▶ _Dataset extract_
· · · · · · ·

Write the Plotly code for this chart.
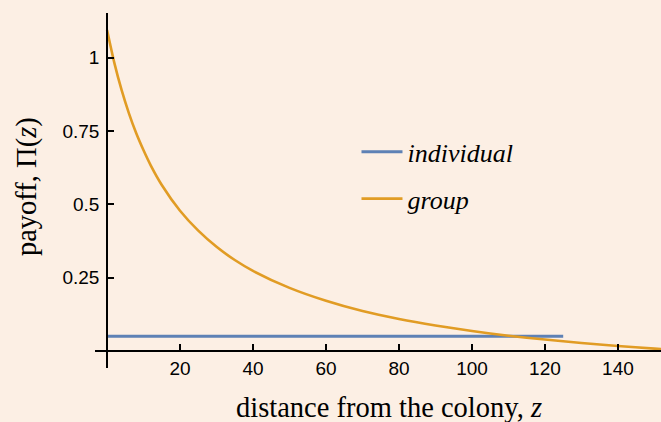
import plotly.graph_objects as go

# distance from the colony, z
z_group = [0, 2, 4, 6, 8, 10, 12, 15, 20, 25, 30, 35, 40, 50, 60, 70, 80, 90,
           100, 110, 120, 130, 140, 150, 152]
payoff_group = [1.094, 0.982, 0.889, 0.810, 0.742, 0.684, 0.632, 0.566, 0.478, 0.410,
                0.355, 0.310, 0.273, 0.215, 0.171, 0.136, 0.109, 0.087,
                0.068, 0.052, 0.039, 0.027, 0.017, 0.008, 0.006]

z_individual = [0, 125]
payoff_individual = [0.05, 0.05]

x_ticks = [20, 40, 60, 80, 100, 120, 140]
y_ticks = [0.25, 0.5, 0.75, 1]
y_ticktext = ["0.25", "0.5", "0.75", "1"]

x_range = [-3.3, 151.8]
y_range = [-0.058, 1.152]

bg = "rgb(252,239,228)"
blue = "#5E81B5"
orange = "#E19C24"

fig = go.Figure()

fig.add_trace(go.Scatter(
    x=z_individual, y=payoff_individual, mode="lines", name="<i>individual</i>",
    legendgroup="a", line=dict(color=blue, width=3)))

fig.add_trace(go.Scatter(
    x=z_group, y=payoff_group, mode="lines", name="<i>group</i>",
    legendgroup="b", line=dict(color=orange, width=2.6, shape="spline", smoothing=0.6)))

# put the axes through the origin
x0_frac = (0 - x_range[0]) / (x_range[1] - x_range[0])
y0_frac = (0 - y_range[0]) / (y_range[1] - y_range[0])

axis_font = dict(family="Liberation Sans, Arial, sans-serif", size=19, color="black")
serif = "Liberation Serif, Times New Roman, serif"

fig.update_layout(
    width=661, height=422,
    margin=dict(l=95, r=0, t=13, b=54),
    paper_bgcolor=bg, plot_bgcolor=bg,
    showlegend=True,
    legend=dict(x=0.462, y=0.675, xanchor="left", yanchor="top",
                bgcolor="rgba(0,0,0,0)", tracegroupgap=10, itemwidth=41,
                font=dict(family=serif, size=26, color="black")),
    xaxis=dict(range=x_range, anchor="free", position=y0_frac,
               showgrid=False, zeroline=False, showline=True, linecolor="black", linewidth=1.6,
               ticks="inside", ticklen=6, tickwidth=1.5, tickcolor="black",
               tickvals=x_ticks, tickfont=axis_font),
    yaxis=dict(range=y_range, anchor="free", position=x0_frac,
               showgrid=False, zeroline=False, showline=True, linecolor="black", linewidth=1.6,
               ticks="inside", ticklen=6, tickwidth=1.5, tickcolor="black",
               ticklabelstandoff=3,
               tickvals=y_ticks, ticktext=y_ticktext, tickfont=axis_font),
    annotations=[
        dict(text="distance from the colony, <i>z</i>", xref="paper", yref="paper",
             x=0.52, y=-0.11, xanchor="center", yanchor="middle", showarrow=False,
             font=dict(family=serif, size=28.5, color="black")),
        dict(text="payoff, \u03a0(<i>z</i>)", xref="paper", yref="paper",
             x=-0.12, y=0.51, xanchor="center", yanchor="middle", textangle=-90, showarrow=False,
             font=dict(family=serif, size=28.5, color="black")),
    ],
)

fig.write_html("out.html", config={"displayModeBar": False},
               post_script="document.body.style.margin='0';")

· · · · · · ·

▶ _Exercise prompt_
Give again, word for word, every line from the top of the data above to the line holding "Serif, Times New", inclusive, with the pictures left out.

▶ _Result of the task_
Write the Plotly code for this chart.
import plotly.graph_objects as go

# distance from the colony, z
z_group = [0, 2, 4, 6, 8, 10, 12, 15, 20, 25, 30, 35, 40, 50, 60, 70, 80, 90,
           100, 110, 120, 130, 140, 150, 152]
payoff_group = [1.094, 0.982, 0.889, 0.810, 0.742, 0.684, 0.632, 0.566, 0.478, 0.410,
                0.355, 0.310, 0.273, 0.215, 0.171, 0.136, 0.109, 0.087,
                0.068, 0.052, 0.039, 0.027, 0.017, 0.008, 0.006]

z_individual = [0, 125]
payoff_individual = [0.05, 0.05]

x_ticks = [20, 40, 60, 80, 100, 120, 140]
y_ticks = [0.25, 0.5, 0.75, 1]
y_ticktext = ["0.25", "0.5", "0.75", "1"]

x_range = [-3.3, 151.8]
y_range = [-0.058, 1.152]

bg = "rgb(252,239,228)"
blue = "#5E81B5"
orange = "#E19C24"

fig = go.Figure()

fig.add_trace(go.Scatter(
    x=z_individual, y=payoff_individual, mode="lines", name="<i>individual</i>",
    legendgroup="a", line=dict(color=blue, width=3)))

fig.add_trace(go.Scatter(
    x=z_group, y=payoff_group, mode="lines", name="<i>group</i>",
    legendgroup="b", line=dict(color=orange, width=2.6, shape="spline", smoothing=0.6)))

# put the axes through the origin
x0_frac = (0 - x_range[0]) / (x_range[1] - x_range[0])
y0_frac = (0 - y_range[0]) / (y_range[1] - y_range[0])

axis_font = dict(family="Liberation Sans, Arial, sans-serif", size=19, color="black")
serif = "Liberation Serif, Times New Roman, serif"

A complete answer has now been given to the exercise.